HLD · Data
Database Scaling
SQL vs NoSQL, replication, sharding, and when each pattern applies.
1. Vertical vs horizontal scaling
- Vertical (scale up): Bigger machine — simpler, hits hardware ceiling.
- Horizontal (scale out): More machines — required at large scale; adds complexity.
Example: Postgres on 64GB RAM handles 5k TPS. At 50k TPS you need read replicas + sharding or specialized stores.
2. SQL vs NoSQL (interview framework)
| SQL (Postgres, MySQL) | NoSQL |
|---|---|
| ACID transactions, joins, fixed schema | Flexible schema; optimized for access patterns |
| Strong consistency (single node) | Often eventual consistency at scale |
| Orders, payments, inventory | Feeds, sessions, metrics, document stores |
NoSQL types: Document (MongoDB), Key-value (DynamoDB/Redis), Wide-column (Cassandra), Graph (Neo4j).
Rule: Start SQL unless you have a clear reason (massive write throughput, flexible schema, geo-distribution).
3. Read replicas
Primary handles writes; one or more replicas stream WAL/binlog and serve reads.
- Replication lag: User posts tweet, refresh may not show it for 100ms — acceptable for many apps.
- Routing: Writes → primary; reads → replica (or sticky session after write).
Example: Amazon product catalog — 100:1 read:write ratio. 1 primary + 5 read replicas.
4. Sharding (partitioning)
Split data across multiple DB instances by shard key (e.g., user_id % 16).
- Pros: Write throughput scales; each shard smaller, faster.
- Cons: Cross-shard joins expensive; resharding painful; hot shards.

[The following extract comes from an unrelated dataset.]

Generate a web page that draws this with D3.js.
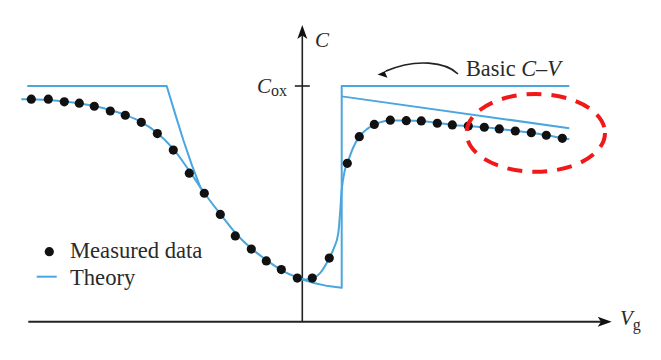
<!DOCTYPE html>
<html><head><meta charset="utf-8">
<script src="https://cdn.jsdelivr.net/npm/d3@7"></script>
<style>html,body{margin:0;padding:0;background:#fff;} svg{display:block;}</style>
</head><body>
<svg id="chart" width="661" height="360"></svg>
<script>
// ---- data (Vg in arbitrary units, C normalised to Cox) ----
const measuredV = [-2.71,-2.54,-2.38,-2.23,-2.08,-1.92,-1.77,-1.61,-1.45,-1.29,-1.13,-0.98,-0.82,-0.67,-0.51,-0.36,-0.21,-0.05,0.10,0.27,0.45,0.57,0.72,0.88,1.04,1.19,1.35,1.50,1.66,1.82,1.97,2.13,2.29,2.44,2.60];
const measuredC = [0.944,0.944,0.933,0.927,0.914,0.894,0.876,0.846,0.798,0.728,0.630,0.545,0.455,0.364,0.308,0.258,0.221,0.185,0.185,0.270,0.672,0.785,0.837,0.855,0.853,0.852,0.842,0.835,0.830,0.825,0.818,0.809,0.802,0.791,0.778];

const theoryV = [-2.81,-2.71,-2.54,-2.38,-2.08,-1.77,-1.61,-1.45,-1.29,-1.13,-0.98,-0.82,-0.66,-0.51,-0.36,-0.21,-0.05,0.03,0.11,0.18,0.27,0.317,0.36,0.38,0.392,0.407,0.427,0.45,0.507,0.567,0.65,0.73,0.88,1.04,1.20,1.35,1.51,1.66,1.82,1.98,2.14,2.29,2.45,2.60,2.67];
const theoryC = [0.944,0.943,0.941,0.934,0.915,0.877,0.847,0.801,0.733,0.640,0.546,0.457,0.372,0.311,0.262,0.219,0.188,0.179,0.185,0.207,0.270,0.313,0.376,0.474,0.550,0.601,0.646,0.672,0.737,0.784,0.818,0.838,0.854,0.854,0.852,0.843,0.835,0.830,0.825,0.818,0.809,0.802,0.791,0.779,0.774];

const basicLeftV = [-2.75,-1.356,-1.273,-1.19,-1.103,-1.013];
const basicLeftC = [1.0,1.0,0.884,0.771,0.663,0.563];

const basicRightV = [0.0,0.127,0.257,0.394,0.394,2.67];
const basicRightC = [0.179,0.163,0.151,0.144,1.0,1.0];

const slopedV = [0.394,2.67];
const slopedC = [0.956,0.821];

const legendLabels = ["Measured data","Theory"];
const coxTick = [1.0];
const annotationText = ["Basic ","C","\u2013","V"];
const highlight = {v:2.335, c:0.801, rv:0.692, rc:0.165};

// ---- drawing ----
const svg = d3.select("#chart");
const x = d3.scaleLinear().domain([-3,3]).range([2.3,602.3]);
const y = d3.scaleLinear().domain([0,1]).range([321.7,86]);
const blue = "#4aa6df";
const ink = "#2a2a2a";
const serif = "'Liberation Serif','Times New Roman',serif";

const zip = (a,b) => a.map((v,i)=>[v,b[i]]);
const lin = d3.line().x(d=>x(d[0])).y(d=>y(d[1]));
const smooth = d3.line().x(d=>x(d[0])).y(d=>y(d[1])).curve(d3.curveMonotoneX);

// axes
const xAxisY = y(0), yAxisX = x(0);
svg.append("line").attr("x1",x(-2.74)).attr("x2",x(3.0)).attr("y1",xAxisY).attr("y2",xAxisY)
  .attr("stroke","#222").attr("stroke-width",2);
svg.append("path").attr("d",`M${x(3.094)},${xAxisY} L${x(2.954)},${xAxisY-5} L${x(2.987)},${xAxisY} L${x(2.954)},${xAxisY+5} Z`).attr("fill","#111");
svg.append("line").attr("x1",yAxisX).attr("x2",yAxisX).attr("y1",xAxisY).attr("y2",34)
  .attr("stroke","#222").attr("stroke-width",1.6);
svg.append("path").attr("d",`M${yAxisX},25 L${yAxisX-5},39 L${yAxisX},35.5 L${yAxisX+5},39 Z`).attr("fill","#111");

// Cox tick
svg.selectAll(".ctick").data(coxTick).enter().append("line")
  .attr("x1",yAxisX-7.5).attr("x2",yAxisX+7.5).attr("y1",d=>y(d)).attr("y2",d=>y(d))
  .attr("stroke","#222").attr("stroke-width",1.6);
const cox = svg.append("text").attr("x",287).attr("y",y(1)+7).attr("text-anchor","end")
  .attr("font-family",serif).attr("font-size",21).attr("fill",ink);
cox.append("tspan").attr("font-style","italic").text("C");
cox.append("tspan").attr("font-size",16).attr("dy",3).text("ox");

// axis labels
svg.append("text").attr("x",315).attr("y",47).attr("font-family",serif).attr("font-style","italic")
  .attr("font-size",21).attr("fill",ink).text("C");
const vg = svg.append("text").attr("x",620).attr("y",325).attr("font-family",serif).attr("font-size",21).attr("fill",ink);
vg.append("tspan").attr("font-style","italic").text("V");
vg.append("tspan").attr("font-size",16).attr("dy",5).text("g");

// theory lines
const g = svg.append("g").attr("fill","none").attr("stroke",blue).attr("stroke-width",2).attr("stroke-linejoin","round");
g.append("path").attr("d",lin(zip(basicLeftV,basicLeftC)));
g.append("path").attr("d",lin(zip(basicRightV,basicRightC)));
g.append("path").attr("d",lin(zip(slopedV,slopedC)));
g.append("path").attr("d",smooth(zip(theoryV,theoryC)));

// measured dots
svg.append("g").selectAll("circle").data(zip(measuredV,measuredC)).enter().append("circle")
  .attr("cx",d=>x(d[0])).attr("cy",d=>y(d[1])).attr("r",4.6).attr("fill","#111");

// annotation "Basic C–V"
const ann = svg.append("text").attr("x",466).attr("y",76).attr("font-family",serif).attr("font-size",22.3).attr("fill",ink);
annotationText.forEach((t,i)=>{ ann.append("tspan").attr("font-style", (t==="C"||t==="V")?"italic":"normal").text(t); });
svg.append("path").attr("d","M458,74 C446,62 416,58 386,71").attr("fill","none").attr("stroke","#222").attr("stroke-width",1.6);
svg.append("path").attr("d","M377.5,74.5 L388.5,69.5 L385,72.6 L387.5,77.8 Z").attr("fill","#111");

// legend
svg.append("circle").attr("cx",49.3).attr("cy",251.7).attr("r",4.6).attr("fill","#111");
svg.append("text").attr("x",70).attr("y",258.3).attr("font-family",serif).attr("font-size",22.6).attr("fill",ink).text(legendLabels[0]);
svg.append("line").attr("x1",36.7).attr("x2",56.7).attr("y1",276.7).attr("y2",276.7).attr("stroke",blue).attr("stroke-width",2);
svg.append("text").attr("x",70).attr("y",285).attr("font-family",serif).attr("font-size",22.6).attr("fill",ink).text(legendLabels[1]);

// highlight ellipse
svg.append("ellipse").attr("cx",x(highlight.v)).attr("cy",y(highlight.c))
  .attr("rx",x(highlight.rv)-x(0)).attr("ry",y(0)-y(highlight.rc))
  .attr("fill","none").attr("stroke","#f01818").attr("stroke-width",4).attr("stroke-dasharray","15,10");
</script>
</body></html>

Good shard keys: High cardinality, even distribution (user_id). Bad: country_code (India shard overload).
5. Indexing essentials
B-tree index on user_id turns full table scan O(n) into O(log n) lookup.
- Index columns in WHERE, JOIN, ORDER BY
- Composite index:
(user_id, created_at)for "user's recent posts" - Over-indexing slows writes — balance read vs write cost
6. Federation vs sharding
Federation: Split by feature (users DB, products DB) — simpler ops, each DB can scale independently.
Sharding: Split same table by key — for single massive table (messages, events).
7. Example: messaging app storage
- Start: Single Postgres with index on
(conversation_id, sent_at) - 10M users: Read replicas for chat history loads
- 1B messages: Shard by
conversation_idhash across 32 Cassandra nodes - Recent messages hot in Redis; archive old to S3
8. CAP reminder at DB layer
Single-node SQL = CP. Multi-region async replica = AP with eventual consistency. Pick consciously (see CAP note).
Quick revision
- Scale path: Vertical → read replicas → shard → specialized store.
- SQL: ACID, joins, default choice for transactional data.
- Replicas: Scale reads; watch replication lag.
- Sharding: Scale writes; pick high-cardinality shard key.
- Indexes: Match query patterns; composite for multi-column filters.
- Interview: State read:write ratio, growth, consistency needs before picking DB.